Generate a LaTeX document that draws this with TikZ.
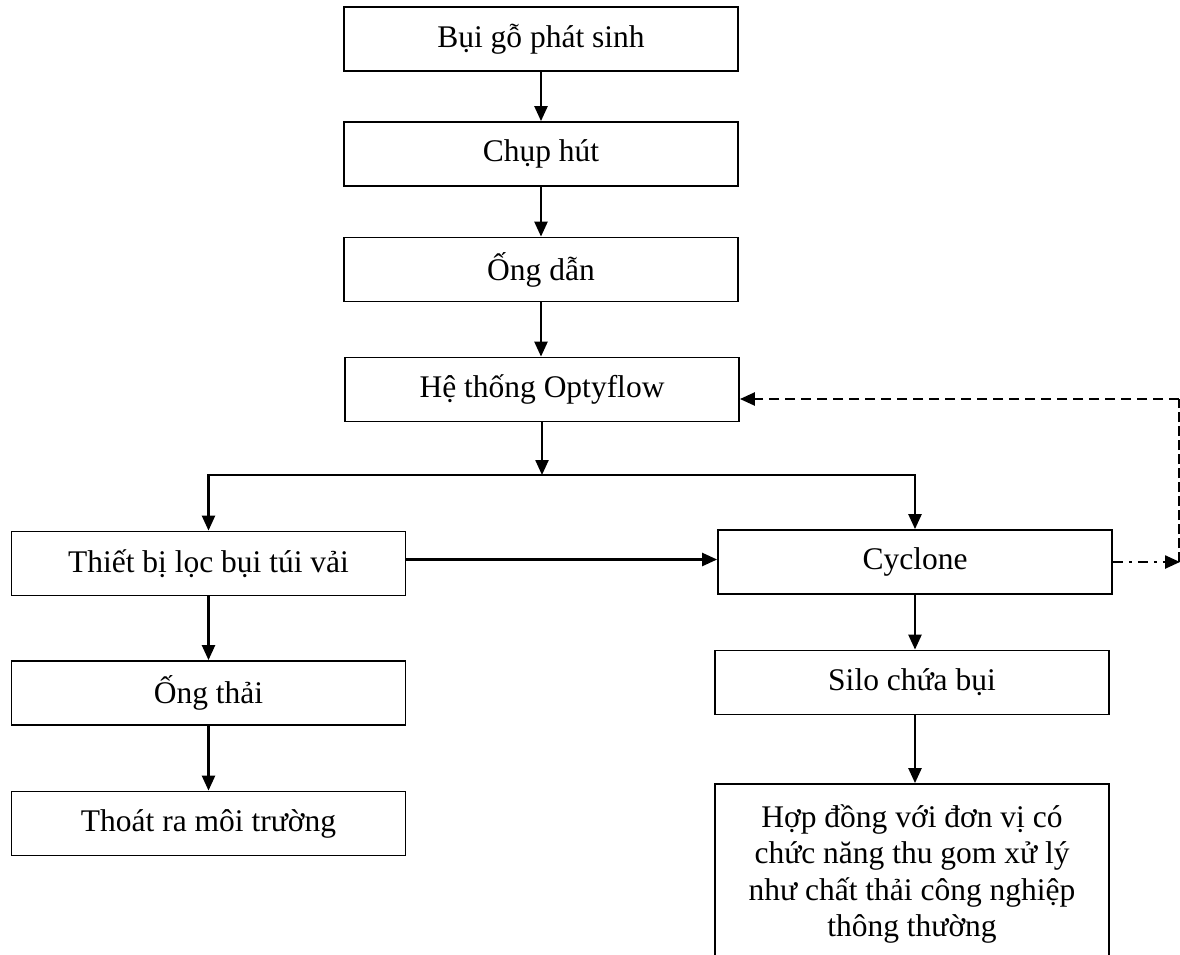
\documentclass[tikz,border=0pt]{standalone}
\usepackage{fontspec}
\setmainfont{Liberation Serif}
\usetikzlibrary{arrows.meta}
\begin{document}
\begin{tikzpicture}[x=1pt,y=1pt,
  box/.style={draw, line width=1.8pt, minimum width=394pt, minimum height=64pt,
    inner sep=0pt, align=center, font=\fontsize{31.5}{36.5}\selectfont},
  flow/.style={line width=2.4pt, -{Triangle[length=15pt,width=13pt]}},
  link/.style={line width=2.4pt, line cap=rect},
  back/.style={line width=2.4pt, dash pattern=on 10pt off 6pt, -{Triangle[length=15pt,width=13pt]}},
  backline/.style={line width=1.4pt, dash pattern=on 10pt off 4pt},
  dashdot/.style={line width=2.4pt, dash pattern=on 10pt off 6pt on 3pt off 6pt, -{Triangle[length=15pt,width=13pt]}}]
\useasboundingbox (0,0) rectangle (1180,-954);
\clip (0,0) rectangle (1180,-954);

% main column
\node[box] (src)  at (541,-39)    {Bụi gỗ phát sinh};
\node[box] (hood) at (541,-154)   {Chụp hút};
\node[box] (duct) at (541,-269.5) {Ống dẫn};
\node[box] (opt)  at (542,-389.5) {Hệ thống Optyflow};

% left branch
\node[box] (bag)  at (208.5,-563.5) {Thiết bị lọc bụi túi vải};
\node[box] (stack) at (208.5,-693)  {Ống thải};
\node[box] (env)  at (208.5,-823.5) {Thoát ra môi trường};

% right branch
\node[box] (cyc)  at (915,-562)   {Cyclone};
\node[box] (silo) at (912,-682.5) {Silo chứa bụi};
\node[box, minimum height=180pt] (contract) at (912,-874)
  {Hợp đồng với đơn vị có\\chức năng thu gom xử lý\\như chất thải công nghiệp\\thông thường};

% split point and return route
\coordinate (split) at (542,-475);
\coordinate (ret) at (1179,-562);
\coordinate (optin) at ([yshift=-9.5pt]opt.east);
\coordinate (corner) at (ret |- optin);

\draw[flow] (src) -- (hood);
\draw[flow] (hood) -- (duct);
\draw[flow] (duct.south) -- (duct.south |- opt.north);
\draw[flow] (opt) -- (split);
\draw[link] (split -| bag.north) -- (split -| cyc.north);
\draw[flow] (split -| bag.north) -- (bag.north);
\draw[flow] (split -| cyc.north) -- (cyc.north);
\draw[flow] ([yshift=4pt]bag.east) -- ([yshift=4pt]bag.east -| cyc.west);
\draw[flow] (bag) -- (stack);
\draw[flow] (stack) -- (env);
\draw[flow] (cyc.south) -- (cyc.south |- silo.north);
\draw[flow] (cyc.south |- silo.south) -- (cyc.south |- contract.north);

% recirculation back to the Optyflow system
\draw[dashdot] (cyc.east) -- ([xshift=1pt]ret);
\draw[backline] (ret) -- (corner);
\draw[back] (corner) -- (optin);
\end{tikzpicture}
\end{document}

· · · · · · ·

→ **AIM**
Give an exact copy of the material, leaving out every picture.

→ **THE RESULT**
Generate a LaTeX document that draws this with TikZ.
\documentclass[tikz,border=0pt]{standalone}
\usepackage{fontspec}
\setmainfont{Liberation Serif}
\usetikzlibrary{arrows.meta}
\begin{document}
\begin{tikzpicture}[x=1pt,y=1pt,
  box/.style={draw, line width=1.8pt, minimum width=394pt, minimum height=64pt,
    inner sep=0pt, align=center, font=\fontsize{31.5}{36.5}\selectfont},
  flow/.style={line width=2.4pt, -{Triangle[length=15pt,width=13pt]}},
  link/.style={line width=2.4pt, line cap=rect},
  back/.style={line width=2.4pt, dash pattern=on 10pt off 6pt, -{Triangle[length=15pt,width=13pt]}},
  backline/.style={line width=1.4pt, dash pattern=on 10pt off 4pt},
  dashdot/.style={line width=2.4pt, dash pattern=on 10pt off 6pt on 3pt off 6pt, -{Triangle[length=15pt,width=13pt]}}]
\useasboundingbox (0,0) rectangle (1180,-954);
\clip (0,0) rectangle (1180,-954);

% main column
\node[box] (src)  at (541,-39)    {Bụi gỗ phát sinh};
\node[box] (hood) at (541,-154)   {Chụp hút};
\node[box] (duct) at (541,-269.5) {Ống dẫn};
\node[box] (opt)  at (542,-389.5) {Hệ thống Optyflow};

% left branch
\node[box] (bag)  at (208.5,-563.5) {Thiết bị lọc bụi túi vải};
\node[box] (stack) at (208.5,-693)  {Ống thải};
\node[box] (env)  at (208.5,-823.5) {Thoát ra môi trường};

% right branch
\node[box] (cyc)  at (915,-562)   {Cyclone};
\node[box] (silo) at (912,-682.5) {Silo chứa bụi};
\node[box, minimum height=180pt] (contract) at (912,-874)
  {Hợp đồng với đơn vị có\\chức năng thu gom xử lý\\như chất thải công nghiệp\\thông thường};

% split point and return route
\coordinate (split) at (542,-475);
\coordinate (ret) at (1179,-562);
\coordinate (optin) at ([yshift=-9.5pt]opt.east);
\coordinate (corner) at (ret |- optin);

\draw[flow] (src) -- (hood);
\draw[flow] (hood) -- (duct);
\draw[flow] (duct.south) -- (duct.south |- opt.north);
\draw[flow] (opt) -- (split);
\draw[link] (split -| bag.north) -- (split -| cyc.north);
\draw[flow] (split -| bag.north) -- (bag.north);
\draw[flow] (split -| cyc.north) -- (cyc.north);
\draw[flow] ([yshift=4pt]bag.east) -- ([yshift=4pt]bag.east -| cyc.west);
\draw[flow] (bag) -- (stack);
\draw[flow] (stack) -- (env);
\draw[flow] (cyc.south) -- (cyc.south |- silo.north);
\draw[flow] (cyc.south |- silo.south) -- (cyc.south |- contract.north);

% recirculation back to the Optyflow system
\draw[dashdot] (cyc.east) -- ([xshift=1pt]ret);
\draw[backline] (ret) -- (corner);
\draw[back] (corner) -- (optin);
\end{tikzpicture}
\end{document}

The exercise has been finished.